Le livre est composé de cette mouture intimiste, comme l'exige le « petit genre ». Un sculpteur qui rafistole de vieilles statues de saints, un chat mort ramassé par un jeune homme pour l'enterrer décemment. Un autre village, Carmin-sur-Lune, où les gens ont froid, même en juillet. Des descriptions paisibles, des scènes pluvieuses, pour signaler le décès de Mme Fogg. Le thé, les livres et les chats ont une place privilégiée. Ils s'immiscent en douceur, le temps de les mentionner, cela suffit pour que leur présence s'avère indispensable. L'écrivaine faisant part au lecteur de ses préférences. Chats, livres, thé. Occultisme. Univers où les brouillards mouvants adoucissent l'ennui et la désespérance. Où la brume opaque alourdit les silences. Si le présent l'emporte sur l'avenir, pourquoi anticiper ce que chacun ignore ou redoute ? L'enfance fait tache rédemptrice sur les regrets, estompant les événements qui auraient dus être différents alors qu'ils ne sont restés qu'eux-mêmes, indignes du rêve brossé autour. Ne faut-il pas attendre l'été « pour enterrer le reste de notre vie dans la glaise » ? Nous savons qu'ailleurs la vie sera identique parce que nous sommes faits de telle manière que nous ne pouvons changer les habitudes, même si nous tuons le chat d'un coup de pelle.

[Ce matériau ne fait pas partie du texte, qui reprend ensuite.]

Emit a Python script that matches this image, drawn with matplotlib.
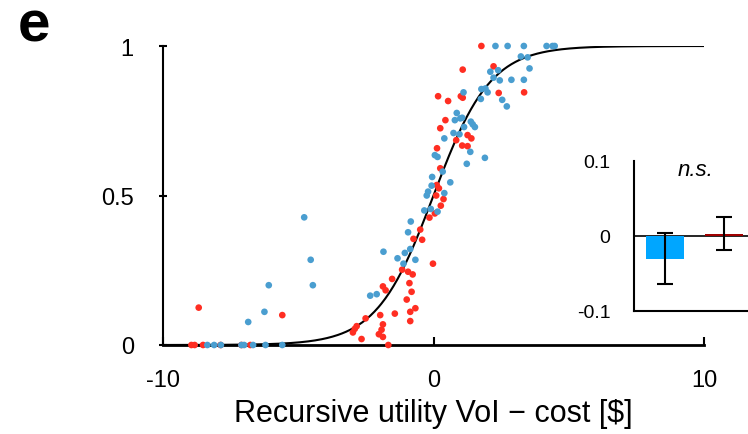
import numpy as np
import matplotlib
matplotlib.use("Agg")
import matplotlib.pyplot as plt

plt.rcParams['font.family'] = ['Liberation Sans', 'DejaVu Sans']
plt.rcParams['axes.unicode_minus'] = False

# ---- data ----
blue_x = [-8.36, -8.11, -7.86, -7.10, -7.00, -6.67, -6.21, -5.59,
          -4.78, -4.54, -4.46, -6.09, -6.25, -6.85, -2.34, -2.10,
          -1.85, -1.33, -1.06, -1.11, -0.67, -0.86, -0.94, -0.84,
          -0.34, -0.10, 0.15, -0.25, -0.20, 0.40, -0.07, 0.62, -0.05, 0.34,
          1.23, 0.05, 0.15, 1.90, 1.36,
          0.40, 0.74, 0.96, 1.13, 1.38, 1.45, 1.53, 0.79, 0.99, 1.06, 0.86,
          1.75, 2.54, 2.71, 1.11, 1.77, 1.92, 2.00, 2.22, 2.45, 2.88, 3.34,
          2.10, 2.39, 3.55, 3.23, 3.48,
          2.29, 2.74, 3.34, 4.18, 4.40, 4.48]
blue_y = [0, 0, 0, 0, 0, 0, 0, 0,
          0.427, 0.285, 0.200, 0.200, 0.111, 0.077, 0.165, 0.170,
          0.312, 0.290, 0.308, 0.272, 0.285, 0.321, 0.377, 0.413,
          0.450, 0.455, 0.446, 0.500, 0.513, 0.508, 0.533, 0.544, 0.562, 0.580,
          0.606, 0.635, 0.629, 0.626, 0.646,
          0.691, 0.709, 0.705, 0.729, 0.747, 0.738, 0.729, 0.752, 0.758, 0.760, 0.776,
          0.823, 0.820, 0.798, 0.845, 0.856, 0.858, 0.845, 0.894, 0.885, 0.887, 0.887,
          0.914, 0.919, 0.925, 0.965, 0.962,
          1, 1, 1, 1, 1, 1]

red_x = [-8.95, -8.83, -8.52, -7.87, -7.10, -6.77, -8.68, -5.59,
         -0.02, -1.16, -0.94, -0.77, -1.53, -0.89, -1.87, -1.77, -0.81, -0.99,
         -0.67, -0.86, -1.43, -1.97, -2.51, -0.86, -2.84, -1.87, -2.91, -2.98,
         -1.92, -2.02, -1.87, -2.66, -1.67,
         -0.49, -0.74, -0.42, -0.15, 0.05, 0.27, 0.37, 0.10, 0.20, 0.12, 0.25, 0.13,
         0.25, 0.44, 0.84, 1.06, 1.26, 1.26, 1.40, 0.17, 0.54, 1.01, 1.08,
         1.08, 2.22, 2.41, 3.35, 1.77]
red_y = [0, 0, 0, 0, 0, 0, 0.125, 0.100,
         0.272, 0.252, 0.245, 0.236, 0.221, 0.207, 0.196, 0.183, 0.178, 0.152,
         0.123, 0.111, 0.105, 0.100, 0.089, 0.080, 0.063, 0.069, 0.054, 0.042,
         0.051, 0.036, 0.027, 0.020, 0.0,
         0.386, 0.355, 0.352, 0.426, 0.440, 0.466, 0.488, 0.500, 0.524, 0.535, 0.591, 0.658,
         0.725, 0.752, 0.685, 0.667, 0.665, 0.702, 0.691, 0.832, 0.816, 0.832, 0.827,
         0.921, 0.932, 0.843, 0.845, 1.0]

fit_slope = 0.95

inset_vals = [-0.030, 0.003]
inset_errs = [0.034, 0.022]
inset_colors = ['#00A6FF', '#A00000']

xticks = [-10, 0, 10]
yticks = [0, 0.5, 1]
ytick_labels = ['0', '0.5', '1']
inset_yticks = [-0.1, 0, 0.1]
inset_ylabels = ['-0.1', '0', '0.1']

# ---- figure ----
fig = plt.figure(figsize=(7.48, 4.35), dpi=100)
ax = fig.add_axes([163/748, 89/435, 541/748, 299/435])

xs = np.linspace(-10, 10, 400)
ax.plot(xs, 1/(1+np.exp(-fit_slope*xs)), color='black', lw=1.5, zorder=2)
ax.scatter(red_x, red_y, s=23, color='#FF2E22', edgecolors='none', zorder=3, clip_on=False)
ax.scatter(blue_x, blue_y, s=23, color='#4A9ED0', edgecolors='none', zorder=3, clip_on=False)

ax.set_xlim(-10, 10)
ax.set_ylim(0, 1)
ax.set_xticks(xticks)
ax.set_xticklabels([str(v) for v in xticks])
ax.set_yticks(yticks)
ax.set_yticklabels(ytick_labels)
for s in ['top', 'right']:
    ax.spines[s].set_visible(False)
ax.spines['bottom'].set_linewidth(2)
ax.spines['left'].set_linewidth(1.5)
ax.tick_params(axis='x', direction='in', length=6, width=1.5, labelsize=17, pad=17)
ax.tick_params(axis='y', direction='inout', length=6, width=1.5, labelsize=17, pad=18)
ax.set_xlabel('Recursive utility VoI \u2212 cost [$]', fontsize=22, labelpad=5)

fig.text(18/748, 1 - 42/435, 'e', fontsize=42, fontweight='bold', ha='left', va='baseline')

# ---- inset ----
axi = fig.add_axes([634/748, 123/435, 149/748, 150/435])
axi.bar([0, 1], inset_vals, width=0.64, color=inset_colors, zorder=2)
axi.errorbar([0, 1], inset_vals, yerr=inset_errs, fmt='none', ecolor='black',
             elinewidth=1.5, capsize=6, capthick=1.5, zorder=3)
axi.axhline(0, color='black', lw=1.2, zorder=1)
axi.set_xlim(-0.525, 2.0)
axi.set_ylim(-0.1, 0.1)
axi.set_xticks([])
axi.set_yticks(inset_yticks)
axi.set_yticklabels(inset_ylabels)
axi.tick_params(axis='y', length=0, labelsize=14, pad=17)
for s in ['top', 'right']:
    axi.spines[s].set_visible(False)
axi.spines['left'].set_linewidth(1.5)
axi.spines['bottom'].set_linewidth(1.5)
axi.text(0.41, 0.94, 'n.s.', transform=axi.transAxes, fontsize=16, style='italic',
         ha='center', va='center')

fig.savefig('out.png', dpi=100)
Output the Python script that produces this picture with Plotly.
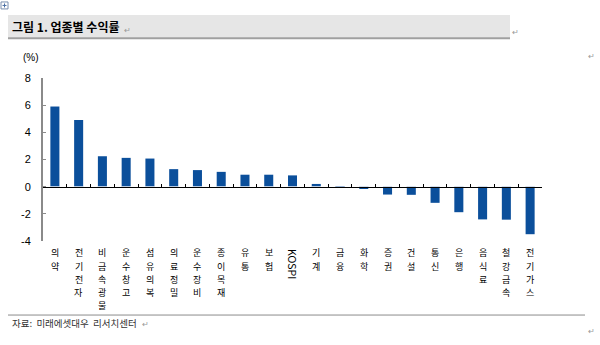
import plotly.graph_objects as go

categories = ["의약", "전기전자", "비금속광물", "운수창고", "섬유의복", "의료정밀", "운수장비",
              "종이목재", "유통", "보험", "KOSPI", "기계", "금융", "화학", "증권", "건설",
              "통신", "은행", "음식료", "철강금속", "전기가스"]
returns = [5.9, 4.91, 2.24, 2.12, 2.07, 1.29, 1.22, 1.09, 0.88, 0.88, 0.83, 0.2, -0.05,
           -0.17, -0.58, -0.6, -1.19, -1.88, -2.41, -2.43, -3.5]
y_ticks = [8, 6, 4, 2, 0, -2, -4]

title_text = "그림 1. 업종별 수익률"
source_text = "자료:  미래에셋대우  리서치센터"
unit_text = "(%)"

W, H = 600, 345
L, R = 43, 542          # plot area pixel edges
T, B = 77.5, 241.5

def px(x):
    return (x - L) / (R - L)

def py(y):
    return (B - y) / (B - T)

fig = go.Figure()
fig.add_trace(go.Bar(x=categories, y=returns, marker=dict(color="#0b4f9b", line=dict(width=0)),
                     width=0.38, showlegend=False))
# invisible trace to drive the zero-positioned category axis
fig.add_trace(go.Bar(x=categories, y=[0] * len(categories), xaxis="x2", showlegend=False,
                     hoverinfo="skip", marker=dict(color="rgba(0,0,0,0)")))

fig.update_layout(
    width=W, height=H,
    margin=dict(l=L, r=W - R, t=T, b=H - B, pad=0),
    paper_bgcolor="white", plot_bgcolor="white",
    font=dict(family="Noto Sans CJK KR, Liberation Sans, sans-serif", color="#000"),
    bargap=0.6,
    xaxis=dict(type="category", showticklabels=False, showline=False, ticks="",
               showgrid=False, zeroline=False, range=[-0.5, len(categories) - 0.5]),
    xaxis2=dict(type="category", overlaying="x", anchor="free",
                position=(0 - y_ticks[-1]) / (y_ticks[0] - y_ticks[-1]),
                showticklabels=False, showline=True, linecolor="#000", linewidth=1,
                ticks="inside", tickson="boundaries", ticklen=3, tickcolor="#000",
                tickwidth=1, showgrid=False, zeroline=False,
                range=[-0.5, len(categories) - 0.5]),
    yaxis=dict(range=[y_ticks[-1], y_ticks[0]], tickvals=y_ticks, ticktext=[str(v) for v in y_ticks],
               showline=True, linecolor="#8a8a8a", linewidth=2, ticks="inside", ticklen=3,
               tickcolor="#8a8a8a", tickwidth=1, showgrid=False, zeroline=False,
               ticklabelstandoff=8,
               tickfont=dict(family="Liberation Sans, Arial, sans-serif", size=11, color="#000")),
)

shapes = [
    dict(type="rect", xref="paper", yref="paper", x0=px(8), x1=px(510), y0=py(37), y1=py(14),
         fillcolor="#e6e6e6", line=dict(width=0), layer="below"),
    dict(type="line", xref="paper", yref="paper", x0=px(8), x1=px(510), y0=py(37.5), y1=py(37.5),
         line=dict(color="#a0a0a0", width=2)),
    dict(type="line", xref="paper", yref="paper", x0=px(8), x1=px(585), y0=py(316), y1=py(316),
         line=dict(color="#8c8c8c", width=1)),
    dict(type="rect", xref="paper", yref="paper", x0=px(1), x1=px(8), y0=py(8), y1=py(1),
         fillcolor="white", line=dict(color="#7a8fb0", width=1)),
    dict(type="line", xref="paper", yref="paper", x0=px(2.5), x1=px(6.5), y0=py(4.5), y1=py(4.5),
         line=dict(color="#4a6fa5", width=1)),
    dict(type="line", xref="paper", yref="paper", x0=px(4.5), x1=px(4.5), y0=py(2.5), y1=py(6.5),
         line=dict(color="#4a6fa5", width=1)),
]

annotations = [
    dict(text=f"<b>{title_text}</b>", xref="paper", yref="paper", x=px(10), y=py(25.5),
         xanchor="left", yanchor="middle", showarrow=False,
         font=dict(size=12, color="#000", family="Noto Sans CJK KR, sans-serif")),
    dict(text=unit_text, xref="paper", yref="paper", x=px(31), y=py(57), xanchor="center",
         yanchor="middle", showarrow=False,
         font=dict(size=10, family="Liberation Sans, Arial, sans-serif", color="#000")),
    dict(text=source_text, xref="paper", yref="paper", x=px(10), y=py(324.5), xanchor="left",
         yanchor="middle", showarrow=False,
         font=dict(size=9.5, family="Noto Sans CJK KR, sans-serif", color="#333")),
]
for mark_x, mark_y in [(127, 29), (515, 31), (591, 55), (591, 332), (145, 325)]:
    annotations.append(dict(text="↵", xref="paper", yref="paper", x=px(mark_x), y=py(mark_y),
                            xanchor="center", yanchor="middle", showarrow=False,
                            font=dict(size=8, color="#999")))

LABEL_TOP = 246
LINE_STEP = 13.2
for cat in categories:
    if cat.isascii():
        annotations.append(dict(text=cat, x=cat, xref="x", yref="paper", y=py(LABEL_TOP + 1),
                                yanchor="top", xanchor="center", textangle=90, showarrow=False,
                                font=dict(size=10.5, family="Noto Sans CJK KR, sans-serif")))
    else:
        for i, ch in enumerate(cat):
            annotations.append(dict(text=ch, x=cat, xref="x", yref="paper",
                                    y=py(LABEL_TOP + i * LINE_STEP), yanchor="top",
                                    xanchor="center", showarrow=False, borderpad=0,
                                    font=dict(size=9, family="Noto Sans CJK KR, sans-serif")))

fig.update_layout(shapes=shapes, annotations=annotations)
fig.write_html("out.html")
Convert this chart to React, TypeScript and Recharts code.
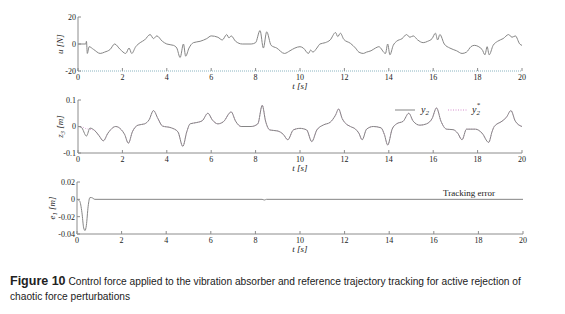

Magnifique ensemble de textes qu'on ne peut tous citer. Le lecteur appréciera ce que, pour ne pas ratiociner, on n'a pu évoquer. Il est rare de découvrir une jeune écrivaine qui, de la nouvelle, a saisi la succincte atmosphère sans tomber dans le piège grossier d'un bavardage excessif. On souhaite à Caroline Thérien que son talent soit vite reconnu, que ses écrits soient récompensés de prix littéraires qui la mettront sur la sellette du succès.